## Prompt
Begin at the line that contains "Write the TikZ code for this diagram.", stop after the line that contains "(vim) at (829,218);", and reproduce only that span, unaltered.

## Records provided
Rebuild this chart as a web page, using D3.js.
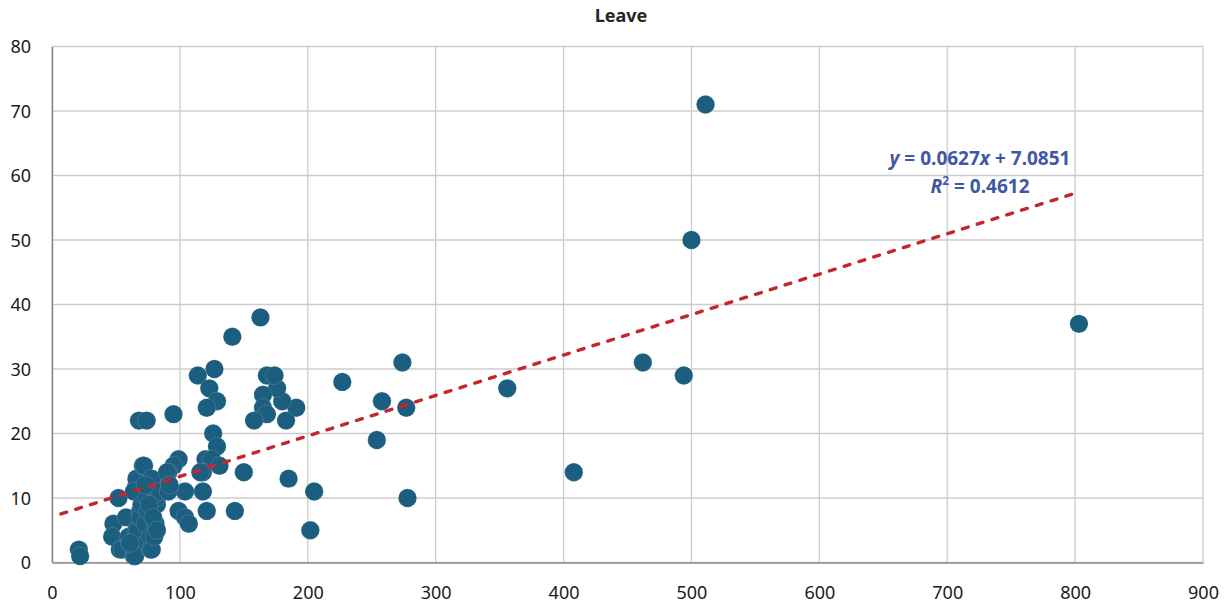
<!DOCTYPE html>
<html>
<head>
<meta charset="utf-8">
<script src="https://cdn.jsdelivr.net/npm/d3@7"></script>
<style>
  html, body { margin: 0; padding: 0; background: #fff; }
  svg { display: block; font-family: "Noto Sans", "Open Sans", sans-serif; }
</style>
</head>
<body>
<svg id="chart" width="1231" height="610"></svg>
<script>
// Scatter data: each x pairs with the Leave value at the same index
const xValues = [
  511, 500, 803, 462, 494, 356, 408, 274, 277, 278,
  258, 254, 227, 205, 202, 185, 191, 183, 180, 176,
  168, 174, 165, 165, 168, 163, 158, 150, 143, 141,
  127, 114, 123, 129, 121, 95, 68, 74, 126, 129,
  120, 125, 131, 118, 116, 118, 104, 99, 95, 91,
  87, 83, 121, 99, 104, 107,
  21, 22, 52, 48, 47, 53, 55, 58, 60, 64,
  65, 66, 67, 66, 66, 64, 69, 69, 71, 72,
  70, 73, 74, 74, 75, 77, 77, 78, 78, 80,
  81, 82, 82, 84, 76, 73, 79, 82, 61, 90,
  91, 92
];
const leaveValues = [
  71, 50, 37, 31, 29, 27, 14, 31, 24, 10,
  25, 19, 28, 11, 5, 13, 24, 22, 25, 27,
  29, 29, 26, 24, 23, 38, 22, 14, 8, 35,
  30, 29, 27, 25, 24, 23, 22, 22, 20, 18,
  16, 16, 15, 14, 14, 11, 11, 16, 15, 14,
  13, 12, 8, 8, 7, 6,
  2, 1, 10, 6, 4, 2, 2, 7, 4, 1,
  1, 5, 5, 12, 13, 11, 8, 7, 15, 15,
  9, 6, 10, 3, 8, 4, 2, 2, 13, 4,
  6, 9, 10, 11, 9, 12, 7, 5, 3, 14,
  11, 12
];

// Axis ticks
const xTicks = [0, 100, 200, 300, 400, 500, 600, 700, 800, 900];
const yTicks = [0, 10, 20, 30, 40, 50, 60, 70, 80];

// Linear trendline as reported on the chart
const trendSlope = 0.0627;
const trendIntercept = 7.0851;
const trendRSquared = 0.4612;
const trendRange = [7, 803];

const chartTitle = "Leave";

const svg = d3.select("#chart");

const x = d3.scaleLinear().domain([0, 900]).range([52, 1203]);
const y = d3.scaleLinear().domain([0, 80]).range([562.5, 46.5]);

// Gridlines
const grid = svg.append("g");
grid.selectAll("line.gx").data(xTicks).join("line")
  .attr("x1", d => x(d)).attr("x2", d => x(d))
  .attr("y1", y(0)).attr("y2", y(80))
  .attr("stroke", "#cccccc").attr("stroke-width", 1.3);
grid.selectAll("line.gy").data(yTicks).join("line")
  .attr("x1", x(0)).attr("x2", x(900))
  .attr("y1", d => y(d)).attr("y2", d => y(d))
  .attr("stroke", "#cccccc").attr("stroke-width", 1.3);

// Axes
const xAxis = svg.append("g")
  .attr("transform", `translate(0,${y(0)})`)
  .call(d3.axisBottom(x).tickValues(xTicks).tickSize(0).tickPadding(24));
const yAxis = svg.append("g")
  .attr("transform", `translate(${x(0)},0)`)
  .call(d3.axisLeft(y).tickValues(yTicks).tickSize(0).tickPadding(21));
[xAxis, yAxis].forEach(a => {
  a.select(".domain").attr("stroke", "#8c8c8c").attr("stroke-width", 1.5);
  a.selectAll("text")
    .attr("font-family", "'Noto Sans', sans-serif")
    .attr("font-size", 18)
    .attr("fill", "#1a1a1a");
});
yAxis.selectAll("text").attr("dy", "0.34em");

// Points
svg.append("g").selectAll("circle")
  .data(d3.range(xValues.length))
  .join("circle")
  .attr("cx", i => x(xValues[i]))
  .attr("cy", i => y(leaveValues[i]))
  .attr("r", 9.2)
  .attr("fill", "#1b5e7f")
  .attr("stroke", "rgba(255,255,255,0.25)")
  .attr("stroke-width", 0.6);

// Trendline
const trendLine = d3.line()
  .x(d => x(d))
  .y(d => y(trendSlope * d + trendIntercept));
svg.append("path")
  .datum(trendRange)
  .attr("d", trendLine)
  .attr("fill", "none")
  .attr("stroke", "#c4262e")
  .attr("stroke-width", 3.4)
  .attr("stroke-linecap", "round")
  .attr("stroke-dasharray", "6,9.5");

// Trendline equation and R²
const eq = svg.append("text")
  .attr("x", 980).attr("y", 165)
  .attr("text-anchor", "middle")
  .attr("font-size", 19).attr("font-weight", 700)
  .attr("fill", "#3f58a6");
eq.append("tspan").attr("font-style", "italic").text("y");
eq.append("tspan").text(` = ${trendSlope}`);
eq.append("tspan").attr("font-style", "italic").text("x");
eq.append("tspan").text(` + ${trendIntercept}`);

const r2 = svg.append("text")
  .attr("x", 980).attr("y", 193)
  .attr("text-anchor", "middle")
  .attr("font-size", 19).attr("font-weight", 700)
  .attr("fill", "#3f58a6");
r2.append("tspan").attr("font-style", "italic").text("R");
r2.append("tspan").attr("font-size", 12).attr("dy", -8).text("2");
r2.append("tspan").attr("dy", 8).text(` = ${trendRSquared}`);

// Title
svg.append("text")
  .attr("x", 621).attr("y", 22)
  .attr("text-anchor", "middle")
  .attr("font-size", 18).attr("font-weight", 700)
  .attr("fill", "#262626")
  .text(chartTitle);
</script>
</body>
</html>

---

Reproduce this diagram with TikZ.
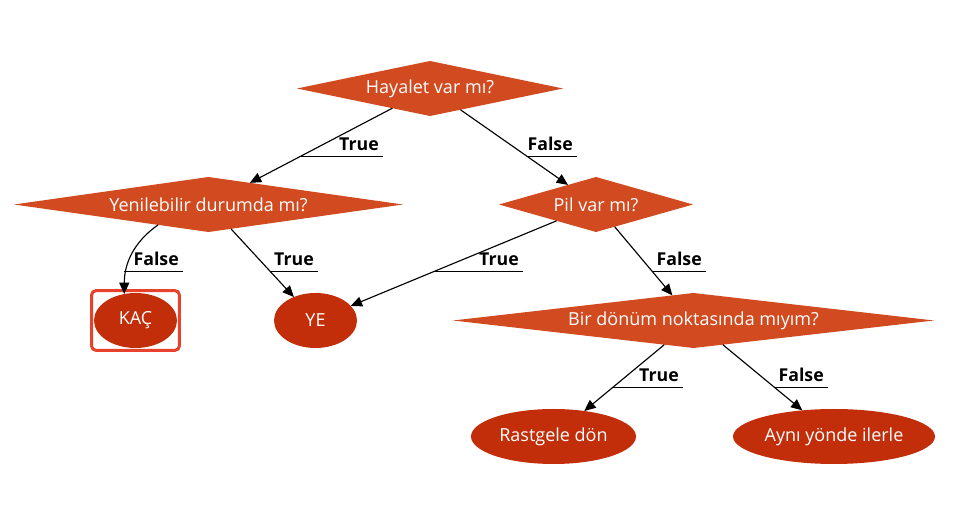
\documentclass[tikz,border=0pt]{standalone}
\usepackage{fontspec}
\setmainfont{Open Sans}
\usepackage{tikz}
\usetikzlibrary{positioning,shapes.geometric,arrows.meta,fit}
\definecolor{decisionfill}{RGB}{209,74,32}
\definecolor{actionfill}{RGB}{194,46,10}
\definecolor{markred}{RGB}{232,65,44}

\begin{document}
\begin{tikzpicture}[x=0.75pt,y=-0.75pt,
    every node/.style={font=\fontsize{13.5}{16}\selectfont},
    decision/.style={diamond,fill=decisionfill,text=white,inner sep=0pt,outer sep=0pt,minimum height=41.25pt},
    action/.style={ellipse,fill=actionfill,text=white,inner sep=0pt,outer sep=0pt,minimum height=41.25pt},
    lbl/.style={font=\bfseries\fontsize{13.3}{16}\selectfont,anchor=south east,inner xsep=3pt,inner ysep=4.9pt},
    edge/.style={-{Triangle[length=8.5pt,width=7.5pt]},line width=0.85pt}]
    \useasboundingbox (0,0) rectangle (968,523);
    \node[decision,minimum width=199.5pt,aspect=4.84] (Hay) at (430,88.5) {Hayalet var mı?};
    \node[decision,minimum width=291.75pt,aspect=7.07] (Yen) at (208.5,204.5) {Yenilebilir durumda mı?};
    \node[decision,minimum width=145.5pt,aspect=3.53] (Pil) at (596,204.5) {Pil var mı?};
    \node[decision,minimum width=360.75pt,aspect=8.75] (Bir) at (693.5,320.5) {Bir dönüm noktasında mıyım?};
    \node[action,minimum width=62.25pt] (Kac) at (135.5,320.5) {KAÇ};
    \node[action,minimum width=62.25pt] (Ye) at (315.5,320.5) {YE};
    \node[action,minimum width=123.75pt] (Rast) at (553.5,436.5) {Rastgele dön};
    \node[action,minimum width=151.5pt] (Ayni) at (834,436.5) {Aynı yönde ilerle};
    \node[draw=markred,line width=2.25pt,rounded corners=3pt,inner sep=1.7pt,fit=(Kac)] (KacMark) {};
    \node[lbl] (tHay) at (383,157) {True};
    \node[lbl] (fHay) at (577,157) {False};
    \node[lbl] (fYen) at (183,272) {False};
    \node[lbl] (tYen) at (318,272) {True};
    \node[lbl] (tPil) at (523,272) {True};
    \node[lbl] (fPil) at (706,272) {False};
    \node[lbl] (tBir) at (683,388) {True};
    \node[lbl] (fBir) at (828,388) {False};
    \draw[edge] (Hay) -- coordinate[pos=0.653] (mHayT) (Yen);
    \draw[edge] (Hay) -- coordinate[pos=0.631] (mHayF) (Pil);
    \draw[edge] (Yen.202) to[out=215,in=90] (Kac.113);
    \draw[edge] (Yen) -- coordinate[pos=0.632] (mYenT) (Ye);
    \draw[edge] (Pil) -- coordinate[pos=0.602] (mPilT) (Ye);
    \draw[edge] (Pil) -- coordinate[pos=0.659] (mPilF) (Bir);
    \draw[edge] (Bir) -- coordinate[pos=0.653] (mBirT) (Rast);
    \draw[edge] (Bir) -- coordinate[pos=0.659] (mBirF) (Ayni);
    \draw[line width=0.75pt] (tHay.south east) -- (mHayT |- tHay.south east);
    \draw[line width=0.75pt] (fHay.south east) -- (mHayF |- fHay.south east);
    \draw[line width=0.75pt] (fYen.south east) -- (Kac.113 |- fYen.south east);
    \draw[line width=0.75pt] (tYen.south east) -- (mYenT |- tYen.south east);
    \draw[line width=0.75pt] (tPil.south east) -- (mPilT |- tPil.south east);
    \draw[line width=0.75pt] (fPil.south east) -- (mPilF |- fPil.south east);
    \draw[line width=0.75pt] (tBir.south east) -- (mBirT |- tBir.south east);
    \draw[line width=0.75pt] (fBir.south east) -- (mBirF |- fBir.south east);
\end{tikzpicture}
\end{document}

==

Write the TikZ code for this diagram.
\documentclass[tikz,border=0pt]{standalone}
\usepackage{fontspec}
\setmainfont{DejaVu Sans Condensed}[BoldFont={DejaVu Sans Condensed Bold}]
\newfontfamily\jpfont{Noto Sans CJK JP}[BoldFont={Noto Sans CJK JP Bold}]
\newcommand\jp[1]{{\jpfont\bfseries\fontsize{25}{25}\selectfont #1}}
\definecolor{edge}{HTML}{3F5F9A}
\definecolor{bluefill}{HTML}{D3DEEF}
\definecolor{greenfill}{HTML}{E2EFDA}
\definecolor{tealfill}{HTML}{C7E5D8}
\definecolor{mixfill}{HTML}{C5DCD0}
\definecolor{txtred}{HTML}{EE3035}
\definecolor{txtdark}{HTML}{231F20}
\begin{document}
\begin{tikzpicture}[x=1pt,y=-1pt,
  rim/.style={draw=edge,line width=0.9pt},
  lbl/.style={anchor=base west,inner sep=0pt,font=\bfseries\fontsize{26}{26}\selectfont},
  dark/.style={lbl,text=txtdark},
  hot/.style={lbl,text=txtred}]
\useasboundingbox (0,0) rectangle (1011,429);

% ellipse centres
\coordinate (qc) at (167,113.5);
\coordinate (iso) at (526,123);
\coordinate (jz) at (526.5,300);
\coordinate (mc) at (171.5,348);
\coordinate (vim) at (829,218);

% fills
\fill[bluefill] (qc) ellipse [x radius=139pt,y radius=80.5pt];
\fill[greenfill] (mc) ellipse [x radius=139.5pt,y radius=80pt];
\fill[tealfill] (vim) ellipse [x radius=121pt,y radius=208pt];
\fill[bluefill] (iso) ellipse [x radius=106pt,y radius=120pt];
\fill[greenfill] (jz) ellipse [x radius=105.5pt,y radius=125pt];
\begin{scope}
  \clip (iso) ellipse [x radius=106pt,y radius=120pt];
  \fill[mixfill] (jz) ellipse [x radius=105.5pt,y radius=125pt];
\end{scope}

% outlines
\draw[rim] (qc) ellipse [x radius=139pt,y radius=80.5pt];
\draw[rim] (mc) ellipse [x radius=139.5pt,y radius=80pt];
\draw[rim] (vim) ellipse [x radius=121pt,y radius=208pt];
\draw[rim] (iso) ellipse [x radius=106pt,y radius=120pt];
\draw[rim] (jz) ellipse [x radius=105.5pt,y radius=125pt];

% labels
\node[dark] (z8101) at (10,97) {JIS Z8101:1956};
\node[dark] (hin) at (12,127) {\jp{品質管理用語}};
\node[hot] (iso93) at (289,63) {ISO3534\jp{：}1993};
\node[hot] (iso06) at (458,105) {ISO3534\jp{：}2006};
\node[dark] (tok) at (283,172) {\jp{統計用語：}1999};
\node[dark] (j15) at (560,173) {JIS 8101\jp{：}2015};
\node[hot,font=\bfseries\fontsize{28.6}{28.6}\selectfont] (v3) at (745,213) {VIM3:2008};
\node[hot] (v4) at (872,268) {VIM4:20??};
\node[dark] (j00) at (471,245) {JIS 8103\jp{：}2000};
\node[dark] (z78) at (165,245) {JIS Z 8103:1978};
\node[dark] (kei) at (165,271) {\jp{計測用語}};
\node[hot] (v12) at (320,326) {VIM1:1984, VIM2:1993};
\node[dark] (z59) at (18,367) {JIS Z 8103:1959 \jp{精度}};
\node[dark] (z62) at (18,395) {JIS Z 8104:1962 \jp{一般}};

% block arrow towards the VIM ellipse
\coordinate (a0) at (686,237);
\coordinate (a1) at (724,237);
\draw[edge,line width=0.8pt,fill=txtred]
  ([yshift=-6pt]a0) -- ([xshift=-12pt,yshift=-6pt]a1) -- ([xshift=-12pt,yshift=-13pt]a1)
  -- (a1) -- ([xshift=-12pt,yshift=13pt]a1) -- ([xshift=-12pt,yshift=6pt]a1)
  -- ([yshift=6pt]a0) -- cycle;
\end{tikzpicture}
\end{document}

## Problem solution
Write the TikZ code for this diagram.
\documentclass[tikz,border=0pt]{standalone}
\usepackage{fontspec}
\setmainfont{DejaVu Sans Condensed}[BoldFont={DejaVu Sans Condensed Bold}]
\newfontfamily\jpfont{Noto Sans CJK JP}[BoldFont={Noto Sans CJK JP Bold}]
\newcommand\jp[1]{{\jpfont\bfseries\fontsize{25}{25}\selectfont #1}}
\definecolor{edge}{HTML}{3F5F9A}
\definecolor{bluefill}{HTML}{D3DEEF}
\definecolor{greenfill}{HTML}{E2EFDA}
\definecolor{tealfill}{HTML}{C7E5D8}
\definecolor{mixfill}{HTML}{C5DCD0}
\definecolor{txtred}{HTML}{EE3035}
\definecolor{txtdark}{HTML}{231F20}
\begin{document}
\begin{tikzpicture}[x=1pt,y=-1pt,
  rim/.style={draw=edge,line width=0.9pt},
  lbl/.style={anchor=base west,inner sep=0pt,font=\bfseries\fontsize{26}{26}\selectfont},
  dark/.style={lbl,text=txtdark},
  hot/.style={lbl,text=txtred}]
\useasboundingbox (0,0) rectangle (1011,429);

% ellipse centres
\coordinate (qc) at (167,113.5);
\coordinate (iso) at (526,123);
\coordinate (jz) at (526.5,300);
\coordinate (mc) at (171.5,348);
\coordinate (vim) at (829,218);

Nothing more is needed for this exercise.